↓

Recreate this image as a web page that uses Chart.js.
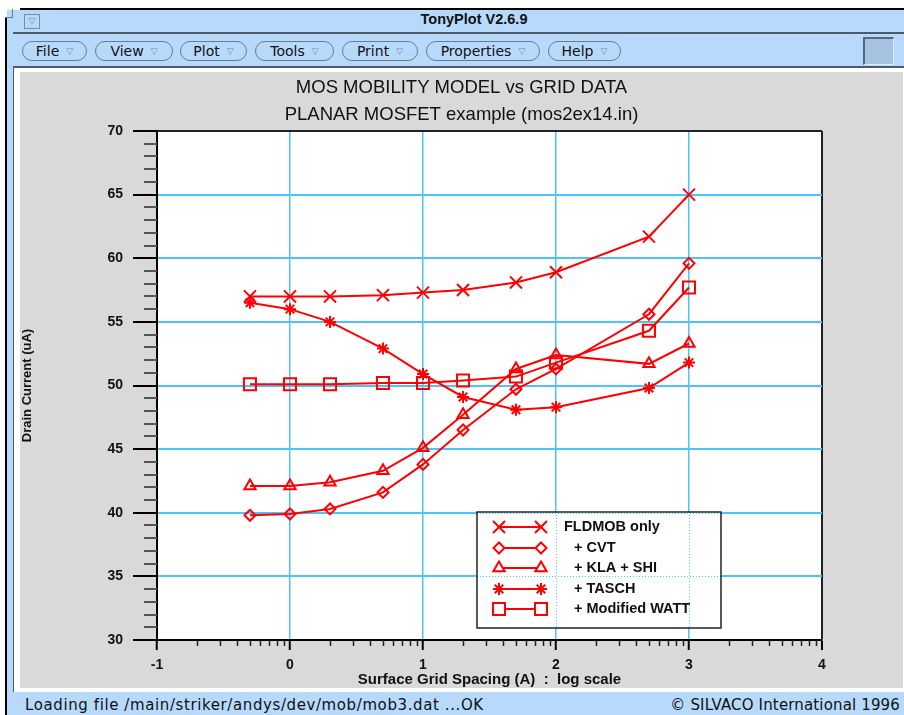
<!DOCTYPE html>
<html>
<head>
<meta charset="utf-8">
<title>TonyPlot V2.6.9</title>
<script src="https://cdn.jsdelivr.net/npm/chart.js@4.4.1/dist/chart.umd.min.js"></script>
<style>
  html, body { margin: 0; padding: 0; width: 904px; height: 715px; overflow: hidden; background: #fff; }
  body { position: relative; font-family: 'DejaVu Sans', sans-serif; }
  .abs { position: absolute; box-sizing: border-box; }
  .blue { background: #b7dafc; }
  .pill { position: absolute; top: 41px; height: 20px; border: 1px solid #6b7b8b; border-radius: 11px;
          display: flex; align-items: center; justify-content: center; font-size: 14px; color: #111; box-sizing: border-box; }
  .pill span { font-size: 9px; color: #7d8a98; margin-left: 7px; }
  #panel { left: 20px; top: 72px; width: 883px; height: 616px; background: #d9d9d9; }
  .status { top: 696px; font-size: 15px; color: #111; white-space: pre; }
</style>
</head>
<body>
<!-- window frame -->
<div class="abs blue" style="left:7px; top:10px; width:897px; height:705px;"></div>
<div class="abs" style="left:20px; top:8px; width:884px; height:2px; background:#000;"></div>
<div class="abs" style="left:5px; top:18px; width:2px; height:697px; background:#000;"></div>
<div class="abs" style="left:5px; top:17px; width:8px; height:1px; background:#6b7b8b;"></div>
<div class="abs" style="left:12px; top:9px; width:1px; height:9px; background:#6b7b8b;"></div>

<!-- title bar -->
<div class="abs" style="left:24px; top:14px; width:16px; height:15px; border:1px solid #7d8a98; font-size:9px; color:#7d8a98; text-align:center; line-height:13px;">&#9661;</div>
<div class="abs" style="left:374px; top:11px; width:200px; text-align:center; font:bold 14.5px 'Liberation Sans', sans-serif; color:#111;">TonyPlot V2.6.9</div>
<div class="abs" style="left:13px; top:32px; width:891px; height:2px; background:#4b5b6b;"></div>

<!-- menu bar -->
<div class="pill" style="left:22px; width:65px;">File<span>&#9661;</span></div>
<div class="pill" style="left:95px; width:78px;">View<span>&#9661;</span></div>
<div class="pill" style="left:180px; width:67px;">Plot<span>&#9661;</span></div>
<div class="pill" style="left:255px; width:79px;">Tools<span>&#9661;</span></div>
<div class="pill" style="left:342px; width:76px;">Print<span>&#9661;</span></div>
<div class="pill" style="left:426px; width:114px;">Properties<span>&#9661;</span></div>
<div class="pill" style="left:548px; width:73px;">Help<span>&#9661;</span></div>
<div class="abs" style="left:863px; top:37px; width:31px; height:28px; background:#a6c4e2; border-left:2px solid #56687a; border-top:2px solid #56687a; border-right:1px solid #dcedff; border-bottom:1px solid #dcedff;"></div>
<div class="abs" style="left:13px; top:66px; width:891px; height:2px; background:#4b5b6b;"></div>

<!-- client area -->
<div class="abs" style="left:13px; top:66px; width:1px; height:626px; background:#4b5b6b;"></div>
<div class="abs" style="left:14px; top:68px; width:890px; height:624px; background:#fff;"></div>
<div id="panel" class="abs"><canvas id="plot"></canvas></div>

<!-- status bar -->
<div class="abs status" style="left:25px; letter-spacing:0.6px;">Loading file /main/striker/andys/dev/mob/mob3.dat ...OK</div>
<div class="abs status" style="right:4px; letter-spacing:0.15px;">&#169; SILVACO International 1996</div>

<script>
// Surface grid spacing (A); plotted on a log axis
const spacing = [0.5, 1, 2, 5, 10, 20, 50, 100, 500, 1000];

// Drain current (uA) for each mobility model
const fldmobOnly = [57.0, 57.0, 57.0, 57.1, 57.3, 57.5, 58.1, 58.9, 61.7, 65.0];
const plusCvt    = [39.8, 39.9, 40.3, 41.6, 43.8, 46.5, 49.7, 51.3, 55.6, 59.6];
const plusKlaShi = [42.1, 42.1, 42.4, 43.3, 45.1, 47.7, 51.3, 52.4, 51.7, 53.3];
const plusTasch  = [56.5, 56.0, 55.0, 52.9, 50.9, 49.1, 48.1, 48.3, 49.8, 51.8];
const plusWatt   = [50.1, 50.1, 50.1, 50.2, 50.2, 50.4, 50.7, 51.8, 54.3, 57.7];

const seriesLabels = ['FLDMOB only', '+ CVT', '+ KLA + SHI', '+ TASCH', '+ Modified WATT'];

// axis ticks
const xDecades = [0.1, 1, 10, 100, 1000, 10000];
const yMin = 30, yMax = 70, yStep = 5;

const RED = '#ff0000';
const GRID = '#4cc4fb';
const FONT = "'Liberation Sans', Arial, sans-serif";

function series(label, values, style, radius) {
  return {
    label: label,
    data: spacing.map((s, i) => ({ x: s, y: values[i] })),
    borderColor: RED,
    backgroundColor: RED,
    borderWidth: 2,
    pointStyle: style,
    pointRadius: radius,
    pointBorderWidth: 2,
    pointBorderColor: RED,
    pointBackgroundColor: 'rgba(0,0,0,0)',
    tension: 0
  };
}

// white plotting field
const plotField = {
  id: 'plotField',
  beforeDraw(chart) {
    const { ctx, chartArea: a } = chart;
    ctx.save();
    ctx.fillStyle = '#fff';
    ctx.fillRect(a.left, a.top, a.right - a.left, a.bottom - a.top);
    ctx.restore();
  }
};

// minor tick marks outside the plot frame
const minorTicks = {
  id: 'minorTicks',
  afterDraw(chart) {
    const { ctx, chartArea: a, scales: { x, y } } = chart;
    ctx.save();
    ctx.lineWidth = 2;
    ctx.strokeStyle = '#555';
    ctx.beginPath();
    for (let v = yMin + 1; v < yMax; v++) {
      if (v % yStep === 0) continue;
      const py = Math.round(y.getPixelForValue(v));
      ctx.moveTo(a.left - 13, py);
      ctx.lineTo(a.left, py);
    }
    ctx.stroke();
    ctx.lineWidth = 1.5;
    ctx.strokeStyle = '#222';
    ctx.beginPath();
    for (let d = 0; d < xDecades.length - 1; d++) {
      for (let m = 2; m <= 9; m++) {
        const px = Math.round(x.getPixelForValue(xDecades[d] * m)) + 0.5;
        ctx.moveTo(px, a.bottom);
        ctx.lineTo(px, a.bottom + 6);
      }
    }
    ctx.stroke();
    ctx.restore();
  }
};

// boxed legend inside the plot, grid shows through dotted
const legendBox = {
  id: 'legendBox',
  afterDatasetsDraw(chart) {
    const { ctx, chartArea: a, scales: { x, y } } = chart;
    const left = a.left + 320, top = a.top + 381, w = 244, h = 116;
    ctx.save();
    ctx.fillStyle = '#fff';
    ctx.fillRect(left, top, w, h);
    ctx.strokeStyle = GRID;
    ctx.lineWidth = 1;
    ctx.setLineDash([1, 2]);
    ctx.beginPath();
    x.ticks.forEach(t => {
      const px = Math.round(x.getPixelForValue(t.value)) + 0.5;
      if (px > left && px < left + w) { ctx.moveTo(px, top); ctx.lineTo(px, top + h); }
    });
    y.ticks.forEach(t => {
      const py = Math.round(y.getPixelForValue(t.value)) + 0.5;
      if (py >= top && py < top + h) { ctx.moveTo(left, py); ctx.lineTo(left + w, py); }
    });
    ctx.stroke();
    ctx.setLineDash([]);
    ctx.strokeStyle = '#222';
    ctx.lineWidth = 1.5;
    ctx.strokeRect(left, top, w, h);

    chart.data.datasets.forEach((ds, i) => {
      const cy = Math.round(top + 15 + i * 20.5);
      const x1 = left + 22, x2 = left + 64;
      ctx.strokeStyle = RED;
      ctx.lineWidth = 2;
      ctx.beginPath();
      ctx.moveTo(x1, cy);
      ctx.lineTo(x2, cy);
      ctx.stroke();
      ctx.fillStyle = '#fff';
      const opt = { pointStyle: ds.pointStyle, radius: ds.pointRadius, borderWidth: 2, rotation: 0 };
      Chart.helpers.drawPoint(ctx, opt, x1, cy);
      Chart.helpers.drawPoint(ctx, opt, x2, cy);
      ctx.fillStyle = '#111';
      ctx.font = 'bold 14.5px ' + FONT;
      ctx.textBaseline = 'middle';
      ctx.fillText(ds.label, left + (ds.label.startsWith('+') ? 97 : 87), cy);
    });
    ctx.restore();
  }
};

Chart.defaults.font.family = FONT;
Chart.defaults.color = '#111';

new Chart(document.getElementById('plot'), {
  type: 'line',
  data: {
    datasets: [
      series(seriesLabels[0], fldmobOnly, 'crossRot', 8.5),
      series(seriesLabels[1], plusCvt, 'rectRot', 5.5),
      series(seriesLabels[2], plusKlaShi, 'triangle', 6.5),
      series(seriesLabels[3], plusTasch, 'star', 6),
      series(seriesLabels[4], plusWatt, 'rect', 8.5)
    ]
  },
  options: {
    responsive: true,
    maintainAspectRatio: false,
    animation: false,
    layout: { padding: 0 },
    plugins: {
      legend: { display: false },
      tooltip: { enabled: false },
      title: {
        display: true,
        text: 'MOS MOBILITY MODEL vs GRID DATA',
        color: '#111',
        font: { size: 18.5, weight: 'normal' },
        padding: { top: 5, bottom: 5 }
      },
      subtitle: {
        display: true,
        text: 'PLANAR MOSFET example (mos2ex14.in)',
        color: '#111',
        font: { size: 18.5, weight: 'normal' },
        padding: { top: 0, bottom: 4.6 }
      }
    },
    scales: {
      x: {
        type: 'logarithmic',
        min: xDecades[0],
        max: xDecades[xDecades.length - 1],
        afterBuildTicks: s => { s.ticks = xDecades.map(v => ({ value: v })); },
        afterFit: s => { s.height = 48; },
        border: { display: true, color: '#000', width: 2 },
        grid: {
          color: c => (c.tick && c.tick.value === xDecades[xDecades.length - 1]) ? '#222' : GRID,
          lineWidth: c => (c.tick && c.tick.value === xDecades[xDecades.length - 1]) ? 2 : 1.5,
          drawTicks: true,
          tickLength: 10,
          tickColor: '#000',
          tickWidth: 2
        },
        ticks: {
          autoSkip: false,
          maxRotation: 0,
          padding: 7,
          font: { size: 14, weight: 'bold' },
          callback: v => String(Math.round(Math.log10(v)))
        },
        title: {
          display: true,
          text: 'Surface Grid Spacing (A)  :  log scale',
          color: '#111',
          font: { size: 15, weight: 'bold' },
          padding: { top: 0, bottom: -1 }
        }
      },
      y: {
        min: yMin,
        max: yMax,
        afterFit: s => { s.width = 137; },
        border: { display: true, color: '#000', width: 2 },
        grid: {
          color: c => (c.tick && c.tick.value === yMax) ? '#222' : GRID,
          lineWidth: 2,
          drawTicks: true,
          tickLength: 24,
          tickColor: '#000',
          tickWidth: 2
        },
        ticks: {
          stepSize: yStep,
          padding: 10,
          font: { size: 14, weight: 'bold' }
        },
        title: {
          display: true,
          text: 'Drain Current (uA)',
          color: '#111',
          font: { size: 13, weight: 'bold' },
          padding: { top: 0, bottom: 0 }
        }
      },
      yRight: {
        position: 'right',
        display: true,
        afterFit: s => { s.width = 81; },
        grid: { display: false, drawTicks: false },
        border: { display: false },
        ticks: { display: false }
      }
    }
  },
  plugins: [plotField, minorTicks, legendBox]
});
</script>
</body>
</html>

↑

(OBJECTIVE) Write out again, exactly, the lines from the start of the listing up to the line containing "top:9px; width:1px; height:9px;", with both ends and without pictures.

(SOLUTION TO THIS TASK)
Recreate this image as a web page that uses Chart.js.
<!DOCTYPE html>
<html>
<head>
<meta charset="utf-8">
<title>TonyPlot V2.6.9</title>
<script src="https://cdn.jsdelivr.net/npm/chart.js@4.4.1/dist/chart.umd.min.js"></script>
<style>
  html, body { margin: 0; padding: 0; width: 904px; height: 715px; overflow: hidden; background: #fff; }
  body { position: relative; font-family: 'DejaVu Sans', sans-serif; }
  .abs { position: absolute; box-sizing: border-box; }
  .blue { background: #b7dafc; }
  .pill { position: absolute; top: 41px; height: 20px; border: 1px solid #6b7b8b; border-radius: 11px;
          display: flex; align-items: center; justify-content: center; font-size: 14px; color: #111; box-sizing: border-box; }
  .pill span { font-size: 9px; color: #7d8a98; margin-left: 7px; }
  #panel { left: 20px; top: 72px; width: 883px; height: 616px; background: #d9d9d9; }
  .status { top: 696px; font-size: 15px; color: #111; white-space: pre; }
</style>
</head>
<body>
<!-- window frame -->
<div class="abs blue" style="left:7px; top:10px; width:897px; height:705px;"></div>
<div class="abs" style="left:20px; top:8px; width:884px; height:2px; background:#000;"></div>
<div class="abs" style="left:5px; top:18px; width:2px; height:697px; background:#000;"></div>
<div class="abs" style="left:5px; top:17px; width:8px; height:1px; background:#6b7b8b;"></div>
<div class="abs" style="left:12px; top:9px; width:1px; height:9px; background:#6b7b8b;"></div>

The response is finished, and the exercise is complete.